* Problem to work on
From the first line of the data below through the line bearing "3.02, 2.96, 3.1]", reproduce each line exactly; do not include pictures.

* Data records

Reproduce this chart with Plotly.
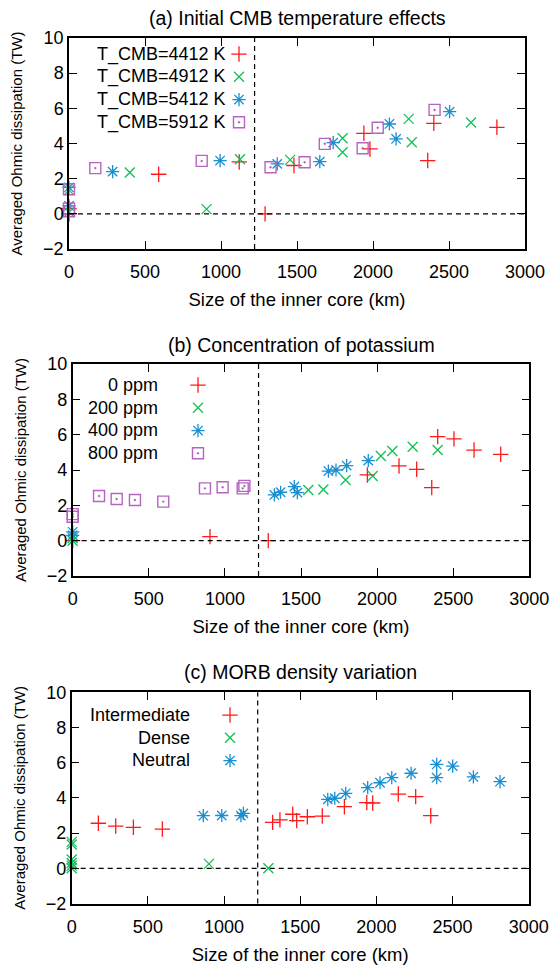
import plotly.graph_objects as go

# ---------------- data ----------------
# (a) Initial CMB temperature effects
a_4412_x = [0, 0, 590, 1120, 1290, 1480, 1940, 1980, 2360, 2400, 2815]
a_4412_y = [0.0, 0.3, 2.25, 2.95, 0.0, 2.75, 4.58, 3.69, 3.03, 5.15, 4.92]
a_4912_x = [0, 0, 400, 905, 1125, 1455, 1800, 1800, 2235, 2255, 2645]
a_4912_y = [0.1, 1.35, 2.35, 0.27, 3.1, 3.07, 4.3, 3.5, 5.4, 4.07, 5.19]
a_5412_x = [0, 0, 287, 994, 1370, 1650, 1738, 2108, 2152, 2504]
a_5412_y = [0.45, 1.5, 2.4, 3.03, 2.84, 2.97, 4.05, 5.11, 4.26, 5.81]
a_5912_x = [0, 0, 0, 173, 873, 1326, 1550, 1683, 1932, 2031, 2405]
a_5912_y = [0.15, 1.4, 0.3, 2.6, 3.01, 2.65, 2.93, 3.98, 3.73, 4.9, 5.91]

# (b) Concentration of potassium
b_0_x = [0, 902, 1285, 1936, 2144, 2260, 2359, 2398, 2505, 2637, 2812]
b_0_y = [0.0, 0.23, 0.0, 3.72, 4.23, 4.04, 3.0, 5.89, 5.76, 5.13, 4.89]
b_200_x = [0, 0, 1548, 1647, 1793, 1971, 2025, 2100, 2234, 2398]
b_200_y = [0.0, 0.15, 2.87, 2.9, 3.43, 3.66, 4.79, 5.08, 5.32, 5.13]
b_400_x = [0, 0, 1325, 1366, 1456, 1476, 1680, 1730, 1800, 1942]
b_400_y = [0.3, 0.5, 2.59, 2.74, 3.06, 2.72, 3.94, 4.0, 4.25, 4.53]
b_800_x = [0, 0, 173, 289, 409, 595, 869, 985, 1117, 1128]
b_800_y = [1.35, 1.5, 2.53, 2.36, 2.3, 2.21, 2.96, 3.02, 2.96, 3.1]

# (c) MORB density variation
c_int_x = [175, 289, 405, 595, 1319, 1367, 1451, 1477, 1547, 1645, 1790, 1937, 1976, 2144, 2258, 2357]
c_int_y = [2.56, 2.4, 2.33, 2.23, 2.61, 2.75, 3.07, 2.71, 2.93, 2.97, 3.5, 3.73, 3.71, 4.22, 4.07, 2.99]
c_dense_x = [0, 0, 0, 0, 0, 0, 901, 1291]
c_dense_y = [0.0, 0.15, 0.3, 0.5, 1.35, 1.5, 0.25, 0.0]
c_neu_x = [864, 985, 1111, 1127, 1681, 1727, 1799, 1943, 2024, 2101, 2228, 2396, 2396, 2501, 2637, 2812]
c_neu_y = [2.99, 3.0, 2.99, 3.12, 3.92, 3.98, 4.26, 4.58, 4.86, 5.15, 5.4, 5.9, 5.15, 5.81, 5.2, 4.92]

panel_titles = ["(a) Initial CMB temperature effects",
                "(b) Concentration of potassium",
                "(c) MORB density variation"]
labels_a = ["T_CMB=4412 K", "T_CMB=4912 K", "T_CMB=5412 K", "T_CMB=5912 K"]
labels_b = ["0 ppm", "200 ppm", "400 ppm", "800 ppm"]
labels_c = ["Intermediate", "Dense", "Neutral"]
x_title = "Size of the inner core (km)"
y_title = "Averaged Ohmic dissipation (TW)"
present_ic_radius = 1221  # km

# ---------------- styling / layout ----------------
W, H = 555, 972
FONT = "Liberation Sans, Arial, Helvetica, sans-serif"
RED, GREEN, BLUE, PURPLE = "#ff1a1a", "#12bf55", "#1a8fd0", "#b565c0"
STY = {
    "plus": dict(symbol="cross-thin", size=11, color=RED, line=dict(color=RED, width=1.3)),
    "x": dict(symbol="x-thin", size=10, color=GREEN, line=dict(color=GREEN, width=1.3)),
    "star": dict(symbol="asterisk", size=11, color=BLUE, line=dict(color=BLUE, width=1.3)),
    "sq": dict(symbol="square-open-dot", size=11, color=PURPLE, line=dict(color=PURPLE, width=1.4)),
}

# pixel boxes of each panel: (left, right, top, bottom)
boxes = [(69, 525, 38, 249), (72.7, 529.3, 364, 576), (71.7, 528.7, 692.3, 903.5)]
title_y_px = [18, 345, 672]
# legend placement (symbol x, first row y, text right edge) in pixels
leg_px = [(239, 54, 228), (198, 385, 160), (230, 715, 192)]
LEG_ROW = 22.7

fig = go.Figure()

series = [
    [(a_4412_x, a_4412_y, "plus"), (a_4912_x, a_4912_y, "x"), (a_5412_x, a_5412_y, "star"), (a_5912_x, a_5912_y, "sq")],
    [(b_0_x, b_0_y, "plus"), (b_200_x, b_200_y, "x"), (b_400_x, b_400_y, "star"), (b_800_x, b_800_y, "sq")],
    [(c_int_x, c_int_y, "plus"), (c_dense_x, c_dense_y, "x"), (c_neu_x, c_neu_y, "star")],
]
labels = [labels_a, labels_b, labels_c]

annotations = []
shapes = []
for i in range(3):
    xa = "x" if i == 0 else f"x{i+1}"
    ya = "y" if i == 0 else f"y{i+1}"
    lg = "legend" if i == 0 else f"legend{i+1}"
    for (xs, ys, st), lab in zip(series[i], labels[i]):
        fig.add_trace(go.Scatter(
            x=xs, y=ys, mode="markers", marker=STY[st], name=" ",
            hovertemplate=lab + "<br>%{x} km, %{y} TW<extra></extra>",
            xaxis=xa, yaxis=ya, legend=lg, cliponaxis=False))
    l, r, t, b = boxes[i]
    xd = [l / W, r / W]
    yd = [1 - b / H, 1 - t / H]
    axcommon = dict(showline=True, linecolor="black", linewidth=1.5, mirror="allticks",
                    ticks="inside", ticklen=8, tickwidth=1.2, tickcolor="black",
                    showgrid=False, zeroline=False, automargin=False,
                    tickfont=dict(family=FONT, size=18, color="black"))
    fig.layout[("xaxis" if i == 0 else f"xaxis{i+1}")] = dict(
        axcommon, domain=xd, range=[0, 3000], dtick=500, tick0=0, anchor=ya, ticklabelstandoff=6,
        title=dict(text=x_title, font=dict(family=FONT, size=18.5, color="black"), standoff=12))
    fig.layout[("yaxis" if i == 0 else f"yaxis{i+1}")] = dict(
        axcommon, domain=yd, range=[-2, 10], dtick=2, tick0=0, anchor=xa,
        title=dict(text=y_title, font=dict(family=FONT, size=15, color="black"), standoff=17))
    # dashed reference lines
    shapes.append(dict(type="line", xref=xa, yref=f"{ya} domain", x0=present_ic_radius, x1=present_ic_radius,
                       y0=0, y1=1, line=dict(color="black", width=1.2, dash="5px,4px")))
    shapes.append(dict(type="line", xref=f"{xa} domain", yref=ya, x0=0, x1=1, y0=0, y1=0,
                       line=dict(color="black", width=1.2, dash="5px,4px")))
    # panel title
    annotations.append(dict(text=panel_titles[i], xref="paper", yref="paper",
                            x=((l + r) / 2) / W, y=1 - title_y_px[i] / H, xanchor="center", yanchor="middle",
                            showarrow=False, font=dict(family=FONT, size=19.5, color="black")))
    # legend labels (right aligned, gnuplot style)
    sx, sy, tx = leg_px[i]
    for k, lab in enumerate(labels[i]):
        annotations.append(dict(text=lab, xref="paper", yref="paper", x=tx / W,
                                y=1 - (sy + k * LEG_ROW) / H, xanchor="right", yanchor="middle",
                                showarrow=False, font=dict(family=FONT, size=18, color="black")))
    fig.layout[lg] = dict(x=(sx - 20) / W, y=1 - (sy - 5 - LEG_ROW / 2) / H, xanchor="left", yanchor="top",
                          bgcolor="rgba(0,0,0,0)", borderwidth=0,
                          font=dict(family=FONT, size=15.2, color="black"), tracegroupgap=0)

fig.update_layout(width=W, height=H, autosize=False, margin=dict(l=0, r=0, t=0, b=0),
                  paper_bgcolor="white", plot_bgcolor="white", showlegend=True,
                  annotations=annotations, shapes=shapes)

fig.write_html("out.html")
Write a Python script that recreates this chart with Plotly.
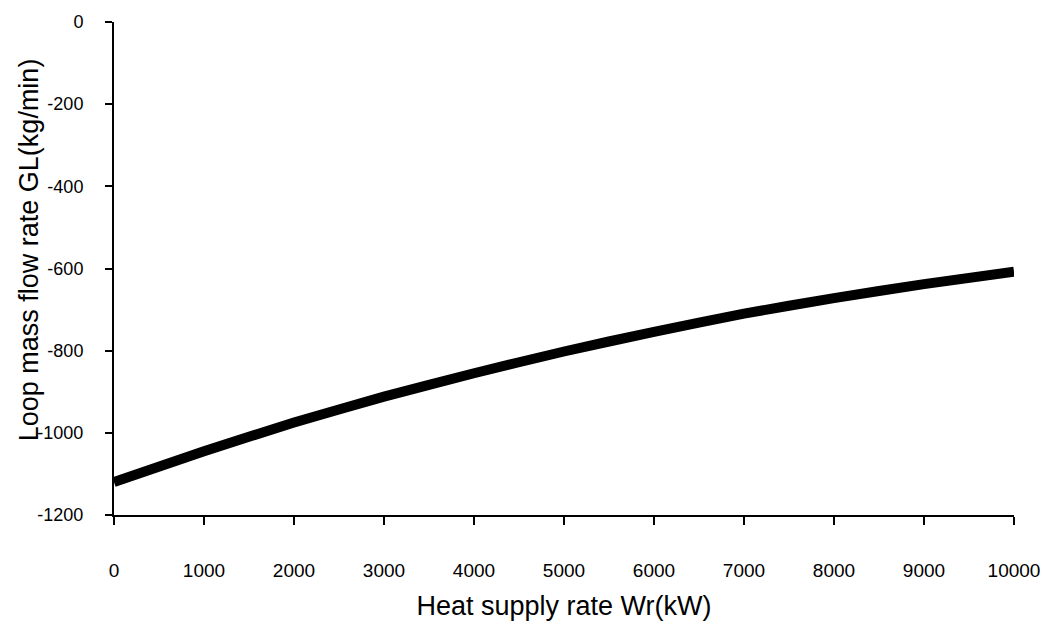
import plotly.graph_objects as go

# Heat supply rate (kW) and the resulting loop mass flow rate (kg/min)
heat_kw = [0, 1000, 2000, 3000, 4000, 5000, 6000, 7000, 8000, 9000, 10000]
loop_flow = [-1120, -1045, -975, -912, -855, -802, -754, -710, -672, -638, -608]

x_ticks = [0, 1000, 2000, 3000, 4000, 5000, 6000, 7000, 8000, 9000, 10000]
y_ticks = [0, -200, -400, -600, -800, -1000, -1200]

x_title = "Heat supply rate Wr(kW)"
y_title = "Loop mass flow rate GL(kg/min)"

FONT = "Liberation Sans, Arial, sans-serif"
INK = "#000000"

fig = go.Figure(
    go.Scatter(
        x=heat_kw,
        y=loop_flow,
        mode="lines",
        line=dict(color=INK, width=10, shape="spline", smoothing=0.6),
        showlegend=False,
        hoverinfo="skip",
    )
)

fig.update_layout(
    width=1053,
    height=630,
    paper_bgcolor="white",
    plot_bgcolor="white",
    margin=dict(l=114, r=39, t=17, b=115),
    font=dict(family=FONT, color=INK),
)

fig.update_xaxes(
    range=[0, 10000],
    tickvals=x_ticks,
    ticktext=[str(v) for v in x_ticks],
    ticks="outside",
    ticklen=8,
    tickwidth=1.5,
    tickcolor=INK,
    ticklabelstandoff=29,
    tickfont=dict(size=19, family=FONT, color=INK),
    showline=True,
    linecolor=INK,
    linewidth=2,
    showgrid=False,
    zeroline=False,
    title=dict(
        text=x_title,
        font=dict(size=27, family=FONT, color=INK),
        standoff=16,
    ),
)

fig.update_yaxes(
    range=[-1200, 0],
    tickvals=y_ticks,
    ticktext=[str(v) for v in y_ticks],
    ticks="outside",
    ticklen=7,
    tickwidth=1.5,
    tickcolor=INK,
    ticklabelstandoff=18,
    tickfont=dict(size=18, family=FONT, color=INK),
    showline=True,
    linecolor=INK,
    linewidth=2,
    showgrid=False,
    zeroline=False,
)

# Vertical axis title, set slightly above the plot centre
fig.add_annotation(
    text=y_title,
    textangle=-90,
    xref="paper",
    yref="paper",
    x=-0.095,
    y=0.538,
    xanchor="center",
    yanchor="middle",
    showarrow=False,
    font=dict(size=27, family=FONT, color=INK),
)

fig.write_html("out.html")
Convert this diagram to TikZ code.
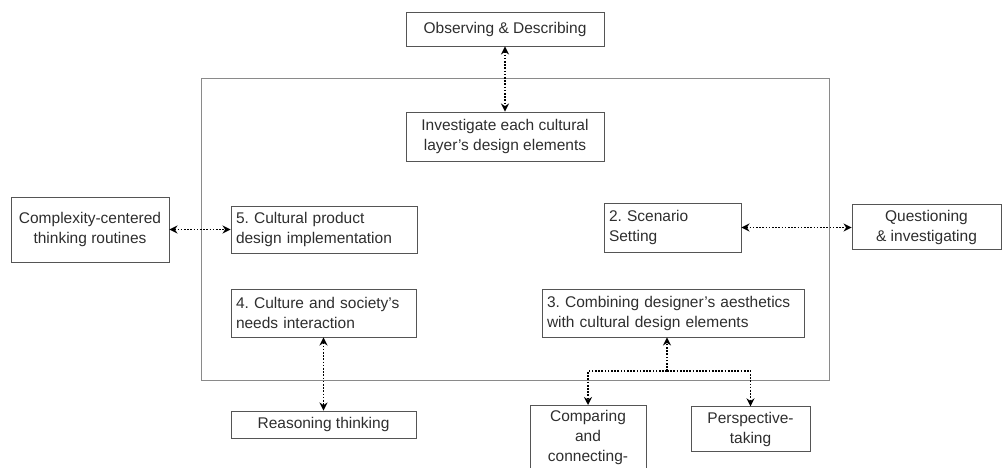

* Complete response
Reproduce this chart with Plotly.
import plotly.graph_objects as go

# ---------------- data ----------------
# (a) Initial CMB temperature effects
a_4412_x = [0, 0, 590, 1120, 1290, 1480, 1940, 1980, 2360, 2400, 2815]
a_4412_y = [0.0, 0.3, 2.25, 2.95, 0.0, 2.75, 4.58, 3.69, 3.03, 5.15, 4.92]
a_4912_x = [0, 0, 400, 905, 1125, 1455, 1800, 1800, 2235, 2255, 2645]
a_4912_y = [0.1, 1.35, 2.35, 0.27, 3.1, 3.07, 4.3, 3.5, 5.4, 4.07, 5.19]
a_5412_x = [0, 0, 287, 994, 1370, 1650, 1738, 2108, 2152, 2504]
a_5412_y = [0.45, 1.5, 2.4, 3.03, 2.84, 2.97, 4.05, 5.11, 4.26, 5.81]
a_5912_x = [0, 0, 0, 173, 873, 1326, 1550, 1683, 1932, 2031, 2405]
a_5912_y = [0.15, 1.4, 0.3, 2.6, 3.01, 2.65, 2.93, 3.98, 3.73, 4.9, 5.91]

# (b) Concentration of potassium
b_0_x = [0, 902, 1285, 1936, 2144, 2260, 2359, 2398, 2505, 2637, 2812]
b_0_y = [0.0, 0.23, 0.0, 3.72, 4.23, 4.04, 3.0, 5.89, 5.76, 5.13, 4.89]
b_200_x = [0, 0, 1548, 1647, 1793, 1971, 2025, 2100, 2234, 2398]
b_200_y = [0.0, 0.15, 2.87, 2.9, 3.43, 3.66, 4.79, 5.08, 5.32, 5.13]
b_400_x = [0, 0, 1325, 1366, 1456, 1476, 1680, 1730, 1800, 1942]
b_400_y = [0.3, 0.5, 2.59, 2.74, 3.06, 2.72, 3.94, 4.0, 4.25, 4.53]
b_800_x = [0, 0, 173, 289, 409, 595, 869, 985, 1117, 1128]
b_800_y = [1.35, 1.5, 2.53, 2.36, 2.3, 2.21, 2.96, 3.02, 2.96, 3.1]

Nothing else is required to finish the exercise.